Sans grande surprise, c’est donc Superman délaisse – enfin – le commentaire d’actualité pour plonger dans des contrées jamais cartographiées qu’il éblouit enfin. Au sein d’un « univers de poche » où son héros est retenu prisonnier, James Gunn renvoie cul par-dessus tête les lois de la physique et toutes les couleurs de l’arc-en-ciel pour un monde enfin détaché du poids du réel, qui tient autant de Terry Gilliam que de Stephen Hawking. Jusqu’à une rivière de pixels dans laquelle nos héros sont happés, traversée du miroir des univers désormais presque intégralement numériques que ceux-ci habitent.

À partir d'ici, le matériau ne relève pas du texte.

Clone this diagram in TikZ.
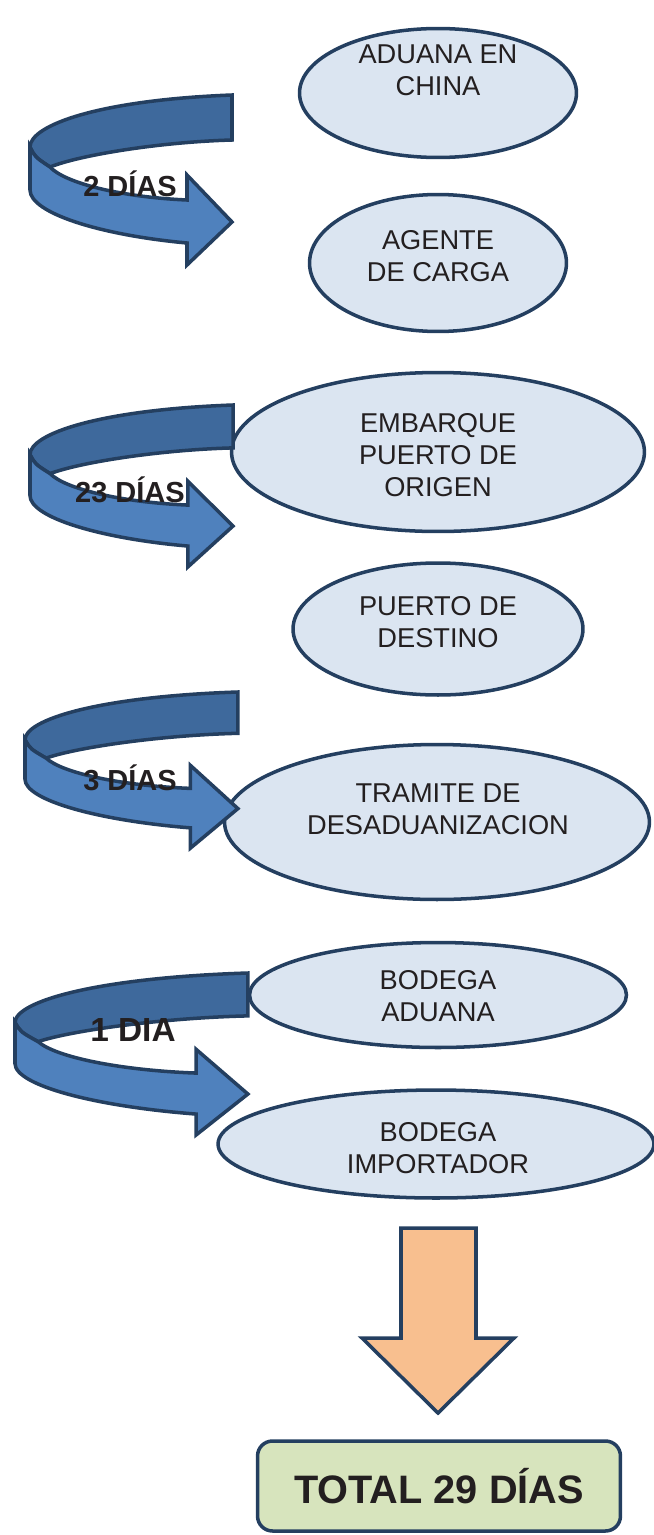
\documentclass[tikz,border=0pt]{standalone}
\usepackage{fontspec}
\setmainfont{Liberation Sans}
\usepackage{tikz}
\usetikzlibrary{shapes.geometric,positioning}

% curved ribbon arrow: #1,#2 shift, #3 xscale, #4 yscale
\newcommand{\giro}[4]{%
\begin{scope}[shift={(#1,#2)},xscale=#3,yscale=#4]
\filldraw[banda,fill=cdb] (202,0) -- (202,45) .. controls (130,47) and (50,60) .. (20,72) .. controls (5,62) .. (0,52) .. controls (0,30) and (70,5) .. (202,0) -- cycle;
\filldraw[banda,fill=clb] (0,52) -- (0,95) .. controls (0,118) and (70,140) .. (157,148) -- (157,170) -- (202,127) -- (157,80) -- (157,105) .. controls (90,102) and (35,88) .. (20,72) .. controls (5,62) .. (0,52) -- cycle;
\end{scope}}

\begin{document}
\begin{tikzpicture}[x=0.02cm,y=-0.02cm,
  nube/.style={ellipse,draw=cbo,fill=cfe,line width=2pt,inner sep=0pt},
  rotulo/.style={align=center,text=ctx,font=\fontsize{15.5}{18}\selectfont},
  dias/.style={text=ctx,font=\bfseries\fontsize{16.5}{19}\selectfont,inner sep=0pt},
  banda/.style={draw=cbo,line width=2pt,line join=miter},
  total/.style={draw=cbo,fill=cft,line width=2pt,rounded corners=0.3cm,
    minimum width=7.26cm,minimum height=1.8cm,text=ctx,font=\bfseries\fontsize{22.6}{26}\selectfont}]
%
\useasboundingbox (0,0) rectangle (653,1535);
%
\definecolor{cbo}{rgb}{0.141,0.247,0.376}
\definecolor{cfe}{rgb}{0.859,0.898,0.945}
\definecolor{cdb}{rgb}{0.243,0.412,0.612}
\definecolor{clb}{rgb}{0.310,0.506,0.741}
\definecolor{cfo}{rgb}{0.973,0.749,0.561}
\definecolor{cft}{rgb}{0.843,0.894,0.741}
\definecolor{ctx}{rgb}{0.137,0.122,0.125}
%
\node[nube,minimum width=5.54cm,minimum height=2.58cm] (e1) at (438,93) {};
\node[nube,minimum width=5.14cm,minimum height=2.74cm] (e2) at (438,263) {};
\node[nube,minimum width=8.26cm,minimum height=3.18cm] (e3) at (438,452) {};
\node[nube,minimum width=5.8cm,minimum height=2.64cm] (e4) at (438,629) {};
\node[nube,minimum width=8.5cm,minimum height=3.1cm] (e5) at (437,822) {};
\node[nube,minimum width=7.54cm,minimum height=2.1cm] (e6) at (438,995) {};
\node[nube,minimum width=8.72cm,minimum height=2.16cm] (e7) at (436,1144) {};
%
\node[rotulo] (t1) at (438,70) {ADUANA EN\\CHINA};
\node[rotulo] (t2) at (438,256) {AGENTE\\DE CARGA};
\node[rotulo] (t3) at (438,455) {EMBARQUE\\PUERTO DE\\ORIGEN};
\node[rotulo] (t4) at (438,622) {PUERTO DE\\DESTINO};
\node[rotulo] (t5) at (438,809) {TRAMITE DE\\DESADUANIZACION};
\node[rotulo] (t6) at (438,996) {BODEGA\\ADUANA};
\node[rotulo] (t7) at (438,1148) {BODEGA\\IMPORTADOR};
%
\giro{30}{95}{1}{1}
\giro{30}{405}{1.005}{0.953}
\giro{25}{692}{1.054}{0.918}
\giro{15}{973}{1.153}{0.953}
%
\node[dias] (d1) at (130,184) {2 DÍAS};
\node[dias] (d2) at (130,490) {23 DÍAS};
\node[dias] (d3) at (130,778) {3 DÍAS};
\node[dias,font=\bfseries\fontsize{19}{22}\selectfont] (d4) at (133,1030) {1 DIA};
%
\filldraw[banda,fill=cfo] (401,1228) -- (476,1228) -- (476,1338) -- (514,1338) -- (438,1413) -- (362,1338) -- (401,1338) -- cycle;
\node[total] (tot) at (439,1486) {TOTAL 29 DÍAS};
%
\end{tikzpicture}
\end{document}
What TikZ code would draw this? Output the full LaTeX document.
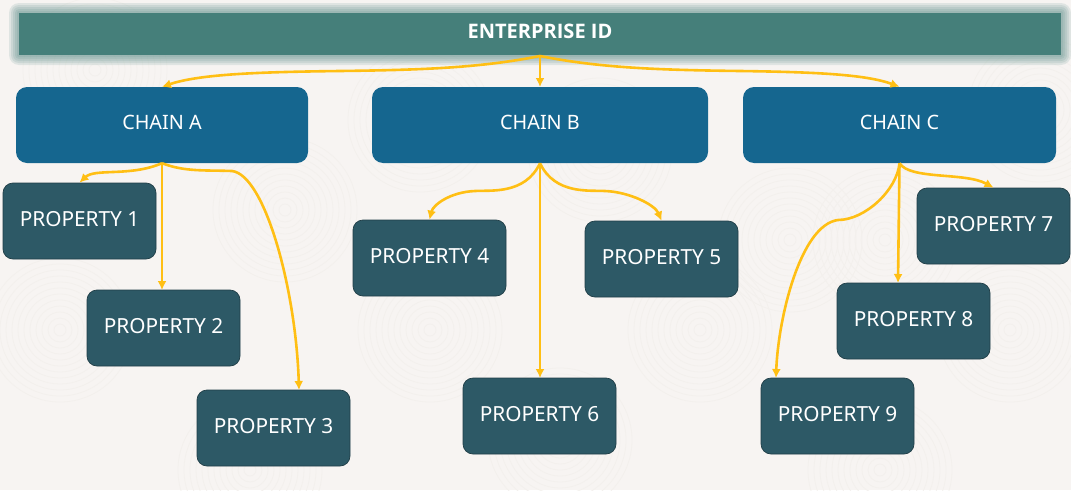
\documentclass[tikz,border=0pt]{standalone}
\usepackage{fontspec}
\setmainfont{Noto Sans}
\newfontfamily\barfont{Open Sans}
\usetikzlibrary{arrows.meta}
\definecolor{paper}{HTML}{F7F4F2}
\definecolor{swirl}{HTML}{F3F0ED}
\definecolor{bar}{HTML}{457F7A}
\definecolor{chain}{HTML}{15668F}
\definecolor{prop}{HTML}{2D5966}
\definecolor{link}{HTML}{FFBF14}
\tikzset{
    barbox/.style={fill=bar, text=white, font=\barfont\bfseries\fontsize{20}{22}\selectfont, minimum width=1042pt, minimum height=42pt, inner sep=0pt, text height=14pt, text depth=5pt},
    chainbox/.style={fill=chain, text=white, rounded corners=11pt, font=\fontsize{19.8}{22}\selectfont, minimum height=76pt, inner sep=0pt, text height=14pt, text depth=5pt},
    propbox/.style={fill=prop, draw=prop!70!black, line width=0.7pt, text=white, rounded corners=10pt, font=\fontsize{20.8}{22}\selectfont, minimum width=153pt, minimum height=76pt, inner sep=0pt, text height=14pt, text depth=3.4pt},
    linkline/.style={draw=link, line width=2.6pt, -{Latex[length=9pt,width=9pt]}},
}
\begin{document}
\begin{tikzpicture}[x=1pt,y=-1pt]
    \useasboundingbox (0,0) rectangle (1071,490);
    \fill[paper] (0,0) rectangle (1071,490);
    \begin{scope}
        \clip (0,0) rectangle (1071,490);
        \foreach \cx/\cy in {95/70,285/210,60/330,250/470,430/330,600/150,560/440,700/330,790/240,885/240,1010/330,1040/110,880/470,420/120}
            \foreach \r in {6,12,...,72}
                \draw[swirl, line width=0.8pt] (\cx,\cy) circle (\r);
    \end{scope}
    % glow behind the top bar
    \foreach \g in {10,8,6,4,2}
        \fill[bar, opacity=0.13, rounded corners=\g pt] (19-\g,13-\g) rectangle (1061+\g,55+\g);

    \node[barbox] (enterprise) at (540,34) {ENTERPRISE ID};

    \node[chainbox, minimum width=292pt] (chainA) at (162,125) {CHAIN A};
    \node[chainbox, minimum width=336pt] (chainB) at (540,125) {CHAIN B};
    \node[chainbox, minimum width=313pt] (chainC) at (899.5,125) {CHAIN C};

    \node[propbox] (prop1) at (79.5,221) {PROPERTY 1};
    \node[propbox] (prop2) at (163.5,328) {PROPERTY 2};
    \node[propbox] (prop3) at (273.5,428) {PROPERTY 3};
    \node[propbox] (prop4) at (429.5,258) {PROPERTY 4};
    \node[propbox] (prop5) at (661.5,259) {PROPERTY 5};
    \node[propbox] (prop6) at (539.5,416) {PROPERTY 6};
    \node[propbox] (prop7) at (993.5,226) {PROPERTY 7};
    \node[propbox] (prop8) at (913.5,321) {PROPERTY 8};
    \node[propbox] (prop9) at (837.5,416) {PROPERTY 9};

    % free ends of the links that miss the middle of a box
    \coordinate (top) at (540,56);
    \coordinate (endB) at (540,87);
    \coordinate (end2) at (162,290);
    \coordinate (end3) at (299,390);
    \coordinate (end6) at (540,378);
    \coordinate (end8) at (898,283);
    \coordinate (end9) at (776,378);

    \draw[linkline] (top) .. controls (480,68) and (420,70) .. (340,71) .. controls (260,72) and (200,74) .. (chainA.north);
    \draw[linkline] (top) -- (endB);
    \draw[linkline] (top) .. controls (600,68) and (660,70) .. (740,71) .. controls (810,72) and (865,74) .. (chainC.north);

    \draw[linkline] (chainA.south) .. controls (130,177) and (95,168) .. (prop1.north);
    \draw[linkline] (chainA.south) -- (end2);
    \draw[linkline] (chainA.south) .. controls (185,172) and (205,170) .. (232,171) .. controls (265,175) and (296,290) .. (end3);

    \draw[linkline] (chainB.south) .. controls (525,195) and (490,190) .. (475,191) .. controls (450,192) and (433,205) .. (prop4.north);
    \draw[linkline] (chainB.south) -- (end6);
    \draw[linkline] (chainB.south) .. controls (555,195) and (590,190) .. (605,191) .. controls (630,192) and (655,205) .. (prop5.north);

    \draw[linkline] (chainC.south) .. controls (910,180) and (965,172) .. (prop7.north);
    \draw[linkline] (chainC.south) -- (end8);
    \draw[linkline] (chainC.south) .. controls (897,190) and (865,220) .. (838,220) .. controls (800,225) and (778,320) .. (end9);
\end{tikzpicture}
\end{document}
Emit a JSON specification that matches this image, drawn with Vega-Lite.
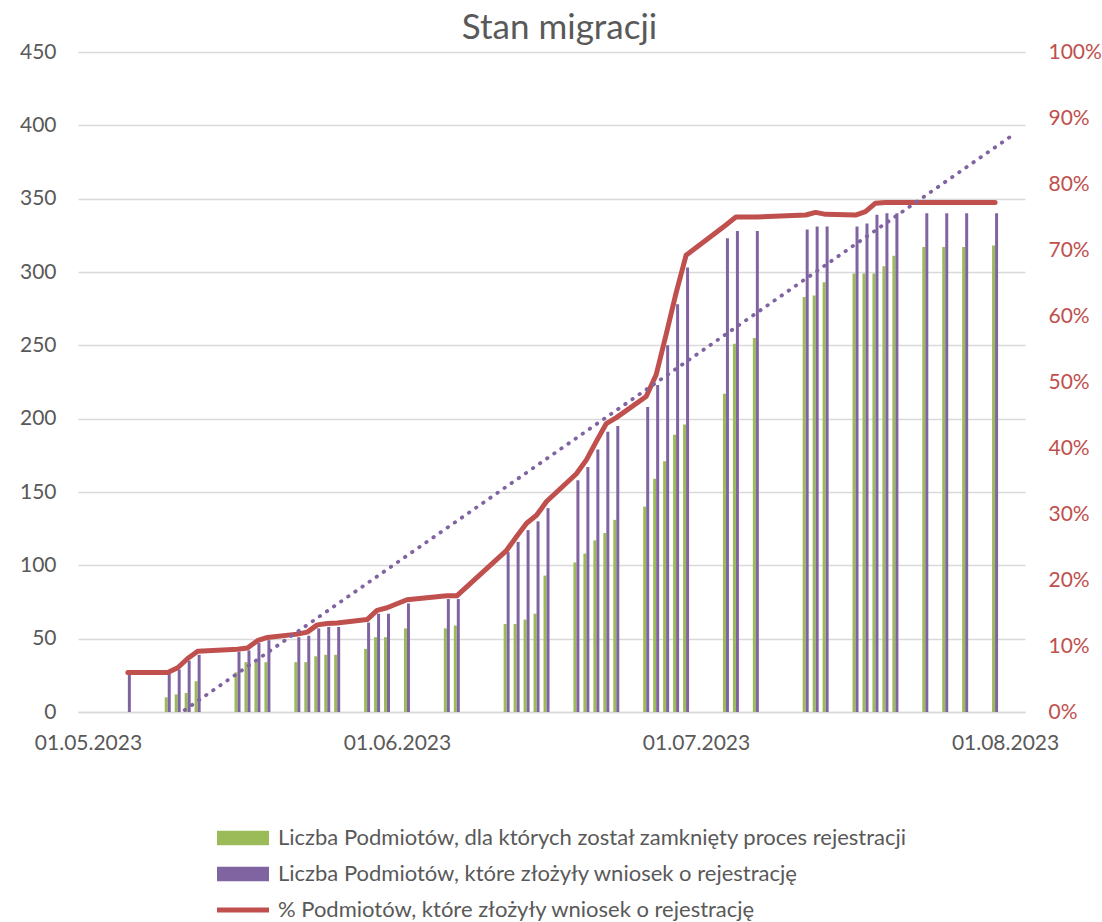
{
  "$schema": "https://vega.github.io/schema/vega-lite/v6.json",
  "autosize": "none",
  "width": 947,
  "height": 660,
  "padding": {"left": 78, "top": 52, "right": 77, "bottom": 210},
  "background": "white",
  "config": {
    "font": "Lato",
    "view": {"stroke": null},
    "axis": {"labelFont": "Lato", "labelColor": "#595959", "labelFontSize": 21, "ticks": false, "domain": false, "grid": false}
  },
  "title": {"text": "Stan migracji", "font": "Lato", "fontSize": 35, "fontWeight": "normal", "color": "#595959", "offset": -5, "anchor": "middle", "dx": 8},
  "data": {
    "format": {"parse": {"date": "date"}},
    "values": [
      {"date": "2023-05-05", "closed": 0, "submitted": 26, "pct": 0.060},
      {"date": "2023-05-09", "closed": 10, "submitted": 26, "pct": 0.060},
      {"date": "2023-05-10", "closed": 12, "submitted": 29, "pct": 0.067},
      {"date": "2023-05-11", "closed": 13, "submitted": 35, "pct": 0.081},
      {"date": "2023-05-12", "closed": 21, "submitted": 39, "pct": 0.092},
      {"date": "2023-05-16", "closed": 27, "submitted": 41, "pct": 0.095},
      {"date": "2023-05-17", "closed": 34, "submitted": 42, "pct": 0.097},
      {"date": "2023-05-18", "closed": 34, "submitted": 47, "pct": 0.108},
      {"date": "2023-05-19", "closed": 34, "submitted": 49, "pct": 0.113},
      {"date": "2023-05-22", "closed": 34, "submitted": 51, "pct": 0.118},
      {"date": "2023-05-23", "closed": 34, "submitted": 52, "pct": 0.121},
      {"date": "2023-05-24", "closed": 38, "submitted": 57, "pct": 0.132},
      {"date": "2023-05-25", "closed": 39, "submitted": 58, "pct": 0.134},
      {"date": "2023-05-26", "closed": 39, "submitted": 58, "pct": 0.135},
      {"date": "2023-05-29", "closed": 43, "submitted": 61, "pct": 0.140},
      {"date": "2023-05-30", "closed": 51, "submitted": 67, "pct": 0.154},
      {"date": "2023-05-31", "closed": 51, "submitted": 67, "pct": 0.158},
      {"date": "2023-06-02", "closed": 57, "submitted": 74, "pct": 0.170},
      {"date": "2023-06-06", "closed": 57, "submitted": 77, "pct": 0.176},
      {"date": "2023-06-07", "closed": 59, "submitted": 77, "pct": 0.176},
      {"date": "2023-06-12", "closed": 60, "submitted": 109, "pct": 0.245},
      {"date": "2023-06-13", "closed": 60, "submitted": 116, "pct": 0.266},
      {"date": "2023-06-14", "closed": 63, "submitted": 124, "pct": 0.286},
      {"date": "2023-06-15", "closed": 67, "submitted": 130, "pct": 0.298},
      {"date": "2023-06-16", "closed": 93, "submitted": 139, "pct": 0.319},
      {"date": "2023-06-19", "closed": 102, "submitted": 158, "pct": 0.361},
      {"date": "2023-06-20", "closed": 108, "submitted": 167, "pct": 0.382},
      {"date": "2023-06-21", "closed": 117, "submitted": 179, "pct": 0.410},
      {"date": "2023-06-22", "closed": 122, "submitted": 191, "pct": 0.437},
      {"date": "2023-06-23", "closed": 131, "submitted": 195, "pct": 0.446},
      {"date": "2023-06-26", "closed": 140, "submitted": 208, "pct": 0.478},
      {"date": "2023-06-27", "closed": 159, "submitted": 223, "pct": 0.511},
      {"date": "2023-06-28", "closed": 171, "submitted": 250, "pct": 0.572},
      {"date": "2023-06-29", "closed": 189, "submitted": 278, "pct": 0.635},
      {"date": "2023-06-30", "closed": 196, "submitted": 303, "pct": 0.692},
      {"date": "2023-07-04", "closed": 217, "submitted": 323, "pct": 0.738},
      {"date": "2023-07-05", "closed": 251, "submitted": 328, "pct": 0.750},
      {"date": "2023-07-07", "closed": 255, "submitted": 328, "pct": 0.750},
      {"date": "2023-07-12", "closed": 283, "submitted": 329, "pct": 0.753},
      {"date": "2023-07-13", "closed": 284, "submitted": 331, "pct": 0.757},
      {"date": "2023-07-14", "closed": 293, "submitted": 331, "pct": 0.754},
      {"date": "2023-07-17", "closed": 299, "submitted": 331, "pct": 0.753},
      {"date": "2023-07-18", "closed": 299, "submitted": 333, "pct": 0.758},
      {"date": "2023-07-19", "closed": 299, "submitted": 339, "pct": 0.771},
      {"date": "2023-07-20", "closed": 304, "submitted": 340, "pct": 0.772},
      {"date": "2023-07-21", "closed": 311, "submitted": 340, "pct": 0.772},
      {"date": "2023-07-24", "closed": 317, "submitted": 340, "pct": 0.772},
      {"date": "2023-07-26", "closed": 317, "submitted": 340, "pct": 0.772},
      {"date": "2023-07-28", "closed": 317, "submitted": 340, "pct": 0.772},
      {"date": "2023-07-31", "closed": 318, "submitted": 340, "pct": 0.772}
    ]
  },
  "encoding": {
    "x": {
      "field": "date",
      "type": "temporal",
      "title": null,
      "scale": {"type": "utc", "domain": [1682856000000, 1690977600000]},
      "axis": {
        "values": [
          {"year": 2023, "month": 5, "date": 1, "utc": true},
          {"year": 2023, "month": 6, "date": 1, "utc": true},
          {"year": 2023, "month": 7, "date": 1, "utc": true},
          {"year": 2023, "month": 8, "date": 1, "utc": true}
        ],
        "format": "%d.%m.%Y",
        "grid": false,
        "domain": true,
        "domainColor": "#D9D9D9",
        "domainWidth": 1.5,
        "labelPadding": 20,
        "labelFlush": false,
        "labelOverlap": false
      }
    }
  },
  "layer": [
    {
      "mark": {"type": "bar", "width": 3, "xOffset": -1.5},
      "encoding": {
        "y": {
          "field": "closed",
          "type": "quantitative",
          "scale": {"domain": [0, 450], "nice": false, "zero": true},
          "axis": {"orient": "left", "title": null, "values": [0, 50, 100, 150, 200, 250, 300, 350, 400, 450], "grid": true, "gridColor": "#D9D9D9", "gridWidth": 1.5, "labelPadding": 22}
        },
        "color": {
          "datum": "Liczba Podmiotów, dla których został zamknięty proces rejestracji",
          "scale": {
            "domain": [
              "Liczba Podmiotów, dla których został zamknięty proces rejestracji",
              "Liczba Podmiotów, które złożyły wniosek o rejestrację",
              "% Podmiotów, które złożyły wniosek o rejestrację"
            ],
            "range": ["#9BBB59", "#8064A2", "#C0504D"]
          },
          "legend": {
            "orient": "none",
            "legendX": 136,
            "legendY": 775,
            "direction": "vertical",
            "title": null,
            "labelFont": "Lato",
            "labelFontSize": 22,
            "labelColor": "#595959",
            "labelLimit": 0,
            "symbolSize": 256,
            "symbolStrokeWidth": 0,
            "symbolType": "M-1,-0.9H5.5V0.9H-1Z",
            "labelOffset": 42,
            "rowPadding": 14,
            "padding": 0,
            "encode": {
              "symbols": {
                "update": {
                  "shape": {"signal": "datum.value === '% Podmiotów, które złożyły wniosek o rejestrację' ? 'M-1,-0.3H5.5V0.3H-1Z' : 'M-1,-0.9H5.5V0.9H-1Z'"},
                  "fill": {"scale": "color", "field": "value"},
                  "stroke": {"value": "transparent"},
                  "strokeWidth": {"value": 0},
                  "opacity": {"value": 1}
                }
              }
            }
          }
        }
      }
    },
    {
      "mark": {"type": "bar", "width": 3, "xOffset": 1.5},
      "encoding": {
        "y": {"field": "submitted", "type": "quantitative", "scale": {"domain": [0, 450], "nice": false, "zero": true}, "axis": null},
        "color": {"datum": "Liczba Podmiotów, które złożyły wniosek o rejestrację"}
      }
    },
    {
      "mark": {"type": "line", "strokeWidth": 5, "strokeJoin": "round", "strokeCap": "round"},
      "encoding": {
        "y": {
          "field": "pct",
          "type": "quantitative",
          "scale": {"domain": [0, 1], "nice": false},
          "axis": {"orient": "right", "title": null, "format": ".0%", "values": [0, 0.1, 0.2, 0.3, 0.4, 0.5, 0.6, 0.7, 0.8, 0.9, 1], "labelColor": "#C0504D", "labelPadding": 23, "grid": false}
        },
        "color": {"datum": "% Podmiotów, które złożyły wniosek o rejestrację"}
      }
    },
    {
      "transform": [
        {"regression": "submitted", "on": "date", "method": "linear", "extent": [1683244800000, 1690934400000]}
      ],
      "mark": {"type": "line", "color": "#8064A2", "strokeWidth": 3.8, "strokeDash": [0.5, 8.15], "strokeCap": "round", "clip": true},
      "encoding": {
        "y": {"field": "submitted", "type": "quantitative", "scale": {"domain": [0, 450], "nice": false, "zero": true}, "axis": null}
      }
    }
  ],
  "resolve": {"scale": {"y": "independent"}}
}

Dommage que ça ne dure pas, et tienne du prêté pour un rendu ; après cette folle embardée, une énième destruction pompière et pompeuse (ici celle de Metropolis) se charge de remettre Superman sur les rails prévisibles du blockbuster contemporain pré-apocalyptique.
Un résultat en demi-teinte (de rouge et bleu), donc, pour ce millésime 2025 jamais aussi bon que lorsqu’il ose s’aventurer loin du carcan très (très) étroit de ce qu’est devenu le film de super-héros. Certes : du fait du niveau abyssal de la précédente salve de longs-métrages DC Comics, cette nouvelle tentative laisse présager d’un avenir forcément plus ensoleillé. Mais pas tant que ça non plus.
Superman, James Gunn, 2025. Avec : David Corenswet, Rachel Brosnahan, Nicholas Hoult, Edi Gathegi, Nathan Fillion.